How's it going? Well, you won't be surprised to hear that there's only so much that can happen in sixteen days. I'm not finished with the novel yet, if that's what you're asking, but I am learning a thing or two about myself and writing. Specifically:
1) I drink more tea now.
I don't know if it's procrastination, but I've got really into my hot drinks. I hate to admit it here, but at work I was always (quite openly) behind on my tea round quota because I was just so busy. Now, when looking at the unchanging screen gets too much, diligently watching the kettle boil is very appealing.
2) So much of writing isn't actually writing.
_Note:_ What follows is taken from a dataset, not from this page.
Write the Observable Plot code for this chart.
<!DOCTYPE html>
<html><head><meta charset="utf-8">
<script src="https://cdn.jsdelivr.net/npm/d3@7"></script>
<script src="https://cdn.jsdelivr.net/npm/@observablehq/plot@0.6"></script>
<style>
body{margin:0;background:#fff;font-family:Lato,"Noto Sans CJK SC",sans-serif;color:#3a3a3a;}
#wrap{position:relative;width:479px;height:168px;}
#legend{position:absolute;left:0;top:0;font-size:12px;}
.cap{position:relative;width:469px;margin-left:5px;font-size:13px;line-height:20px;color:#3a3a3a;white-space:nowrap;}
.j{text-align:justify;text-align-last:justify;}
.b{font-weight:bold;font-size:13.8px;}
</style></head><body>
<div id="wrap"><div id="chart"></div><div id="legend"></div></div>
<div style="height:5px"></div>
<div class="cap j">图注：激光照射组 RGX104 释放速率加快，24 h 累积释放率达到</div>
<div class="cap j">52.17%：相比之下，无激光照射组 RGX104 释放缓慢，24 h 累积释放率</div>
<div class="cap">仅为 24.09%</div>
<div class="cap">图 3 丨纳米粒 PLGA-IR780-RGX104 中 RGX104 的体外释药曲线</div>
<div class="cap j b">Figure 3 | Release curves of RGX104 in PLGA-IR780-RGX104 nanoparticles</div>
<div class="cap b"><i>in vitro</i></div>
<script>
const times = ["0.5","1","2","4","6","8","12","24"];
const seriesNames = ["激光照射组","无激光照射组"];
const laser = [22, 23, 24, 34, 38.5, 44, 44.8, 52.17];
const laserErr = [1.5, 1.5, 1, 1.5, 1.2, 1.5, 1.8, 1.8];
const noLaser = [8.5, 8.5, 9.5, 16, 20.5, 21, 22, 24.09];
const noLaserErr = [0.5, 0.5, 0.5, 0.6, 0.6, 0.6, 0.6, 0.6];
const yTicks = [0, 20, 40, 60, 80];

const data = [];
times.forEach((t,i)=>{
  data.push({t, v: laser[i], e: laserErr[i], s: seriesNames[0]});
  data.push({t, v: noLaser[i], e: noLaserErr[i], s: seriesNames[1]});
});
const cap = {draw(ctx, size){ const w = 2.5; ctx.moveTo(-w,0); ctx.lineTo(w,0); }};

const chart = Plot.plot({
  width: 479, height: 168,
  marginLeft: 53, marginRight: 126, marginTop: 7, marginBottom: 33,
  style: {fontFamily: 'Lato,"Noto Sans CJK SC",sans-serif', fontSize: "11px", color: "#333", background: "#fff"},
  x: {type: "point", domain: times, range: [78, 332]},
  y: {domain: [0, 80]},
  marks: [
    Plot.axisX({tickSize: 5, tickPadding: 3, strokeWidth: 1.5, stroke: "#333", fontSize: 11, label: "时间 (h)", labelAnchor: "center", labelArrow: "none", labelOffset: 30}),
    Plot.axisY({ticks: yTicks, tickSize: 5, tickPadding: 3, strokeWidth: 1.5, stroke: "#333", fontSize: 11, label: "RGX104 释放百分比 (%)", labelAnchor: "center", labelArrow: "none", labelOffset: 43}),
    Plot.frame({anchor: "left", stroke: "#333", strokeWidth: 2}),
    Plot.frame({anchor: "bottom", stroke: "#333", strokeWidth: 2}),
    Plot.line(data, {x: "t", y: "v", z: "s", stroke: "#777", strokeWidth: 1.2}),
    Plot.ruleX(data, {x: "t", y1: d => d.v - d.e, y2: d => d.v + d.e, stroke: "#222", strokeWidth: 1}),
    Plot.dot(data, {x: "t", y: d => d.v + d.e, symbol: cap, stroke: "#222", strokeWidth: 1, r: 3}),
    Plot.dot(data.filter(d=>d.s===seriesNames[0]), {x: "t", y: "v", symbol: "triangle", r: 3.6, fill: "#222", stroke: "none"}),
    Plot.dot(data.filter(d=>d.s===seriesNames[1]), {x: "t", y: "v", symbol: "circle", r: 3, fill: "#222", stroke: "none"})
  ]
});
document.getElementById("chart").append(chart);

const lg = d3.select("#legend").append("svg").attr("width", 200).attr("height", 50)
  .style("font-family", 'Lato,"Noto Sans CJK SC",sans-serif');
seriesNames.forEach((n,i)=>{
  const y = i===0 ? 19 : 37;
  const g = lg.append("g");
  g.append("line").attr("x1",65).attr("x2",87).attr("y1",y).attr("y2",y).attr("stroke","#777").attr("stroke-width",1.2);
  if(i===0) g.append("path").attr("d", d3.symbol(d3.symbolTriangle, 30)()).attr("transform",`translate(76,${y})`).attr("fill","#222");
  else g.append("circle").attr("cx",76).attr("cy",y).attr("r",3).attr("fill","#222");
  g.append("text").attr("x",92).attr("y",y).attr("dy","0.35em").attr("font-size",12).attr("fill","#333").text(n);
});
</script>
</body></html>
It’s nice not having a rigid schedule and to be able to set my own agenda, but in my experience so far (and I might be doing something really wrong), a lot of time spent 'writing' isn’t about actually writing at all. It's about plotting, planning and replanning (especially when you’re dealing with a manuscript you’ve written in two hour slots over nearly a decade).
3) Searching for and submitting to opportunities takes forever.
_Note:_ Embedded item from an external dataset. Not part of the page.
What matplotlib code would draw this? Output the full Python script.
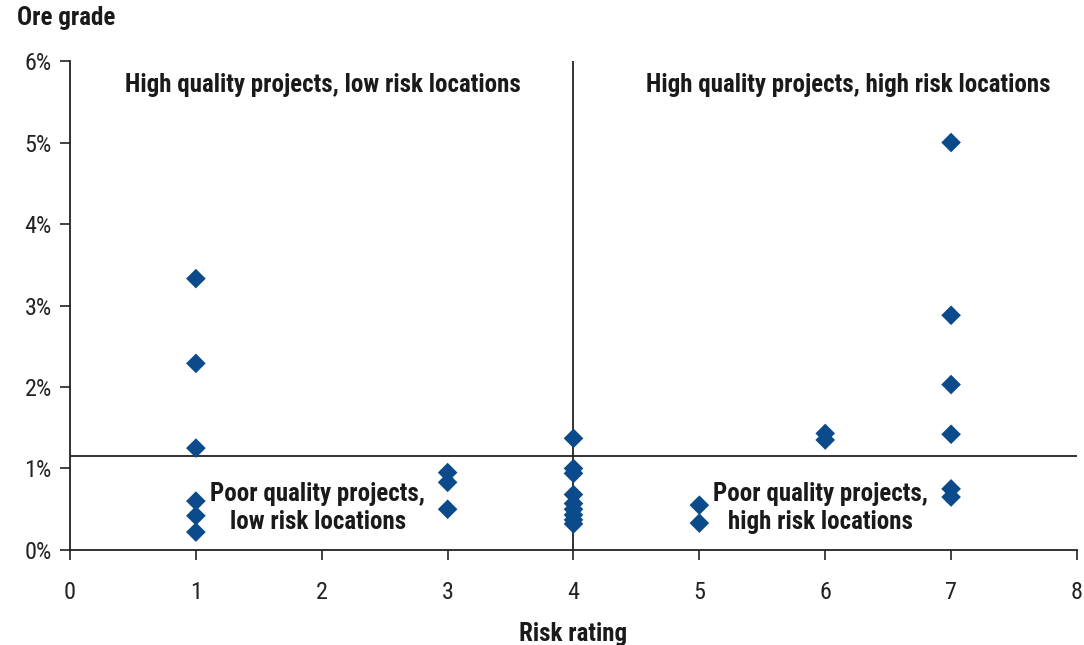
import matplotlib
matplotlib.use("Agg")
import matplotlib.pyplot as plt
from matplotlib.ticker import FuncFormatter

plt.rcParams['font.family'] = ['Roboto Condensed', 'DejaVu Sans']

# Risk rating (x) and ore grade in % (y) for each project
risk_rating = [1, 1, 1, 1, 1, 1,
               3, 3, 3,
               4, 4, 4, 4, 4, 4, 4, 4, 4,
               5, 5,
               6, 6,
               7, 7, 7, 7, 7, 7]
ore_grade = [3.33, 2.29, 1.25, 0.60, 0.42, 0.22,
             0.95, 0.83, 0.50,
             1.37, 1.00, 0.94, 0.68, 0.57, 0.50, 0.43, 0.37, 0.32,
             0.55, 0.33,
             1.43, 1.35,
             5.00, 2.88, 2.03, 1.42, 0.75, 0.65]

grade_threshold = 1.15
risk_threshold = 4

x_ticks = [0, 1, 2, 3, 4, 5, 6, 7, 8]
y_ticks = [0, 1, 2, 3, 4, 5, 6]

quadrant_labels = [
    (2.01, 5.71, "High quality projects, low risk locations"),
    (6.18, 5.71, "High quality projects, high risk locations"),
    (1.97, 0.52, "Poor quality projects,\nlow risk locations"),
    (5.96, 0.52, "Poor quality projects,\nhigh risk locations"),
]

fig = plt.figure(figsize=(10.84, 6.45), dpi=100)
ax = fig.add_axes([0.0646, 0.1473, 0.9289, 0.7581])

ax.axhline(grade_threshold, color="#222222", lw=1.3, zorder=1)
ax.plot([risk_threshold, risk_threshold], [0, 6], color="#222222", lw=1.3, zorder=1)

ax.scatter(risk_rating, ore_grade, marker="D", s=100, color="#0b4a8b",
           edgecolors="none", zorder=3)

for x, y, txt in quadrant_labels:
    ax.text(x, y, txt, ha="center", va="center", fontsize=18,
            fontweight="bold", color="#1a1a1a", linespacing=1.2, zorder=4)

ax.set_xlim(0, 8)
ax.set_ylim(0, 6)
ax.set_xticks(x_ticks)
ax.set_yticks(y_ticks)
ax.yaxis.set_major_formatter(FuncFormatter(lambda v, p: f"{v:.0f}%"))

for side in ("top", "right"):
    ax.spines[side].set_visible(False)
for side in ("left", "bottom"):
    ax.spines[side].set_color("#222222")
    ax.spines[side].set_linewidth(1.3)

ax.tick_params(axis="both", direction="out", length=7, width=1.2,
               color="#222222", labelsize=17.5, labelcolor="#222222")
ax.tick_params(axis="x", pad=15)
ax.tick_params(axis="y", pad=6)

ax.set_xlabel("Risk rating", fontsize=18, fontweight="bold",
              color="#1a1a1a", labelpad=13)
fig.text(0.016, 0.972, "Ore grade", fontsize=18, fontweight="bold",
         color="#1a1a1a", ha="left", va="center")

fig.savefig("out.png", dpi=100, facecolor="white")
Before I left my job I'd watch deadlines go by for opportunities (competitions, magazine submissions, all that stuff) and feel really guilty I hadn't found the time to send something off, particularly in cases where I knew I had something already written that fitted the brief. Now I can afford to be a bit more organised about this sort of thing, but I can tell you it's terribly labourious and not doing it is nothing to feel guilty about if you've got other things on your plate.
Even if you think you have something perfect for the brief, you dig it out and read it through to find it needs a bit of tweaking, or you realise it's only half-written, or you just imagined that it was semi-decent but actually it's awful and it's best to start again. Then there are the cover letters, and ensuring it's not currently submitted somewhere else or you haven't published it before, and making sure you're making the best selection of work for that particular opportunity (for example, is this something the judges would like or is their style totally different?). It takes inordinate time, and in most cases for little or no reward.
4) I spend a lot more time at writing than I thought I would.
A lot of these are coming down to how I manage my time, I realise.
I had grand visions of four hours a day of intensive writing and leisurely afternoon strolls, runs, swims, shops and bakes. Well, that's not happening. I get started a bit later than I would have done otherwise, but I can be working right through to the middle of the night and still waking up to jot ideas down when I’m supposed to be sleeping.
5) When you don’t commute, you have to make time to read.
I did not think this through before I quit my job. Half an hour twice a day of solid reading time on the Overground between Brockley and Highbury & Islington was well worth the price of my Zones 1 & 2 Travelcard. I keep a meticulous record of my literature consumption and actually it looks slightly up, and that's probably because if I'm taken by a book I can just spend a morning getting into it. It's not like I'm going to forget to read – I start to feel a bit unstable if I don't have a book on the go – but it's a funny thing to have to schedule in.
So, that's how things are going. If you've made it to the end of this one (I think it's my longest blog post yet), thank you. I really to appreciate you taking the time to read about my existence – I know you have much better things to do, so it really means a lot!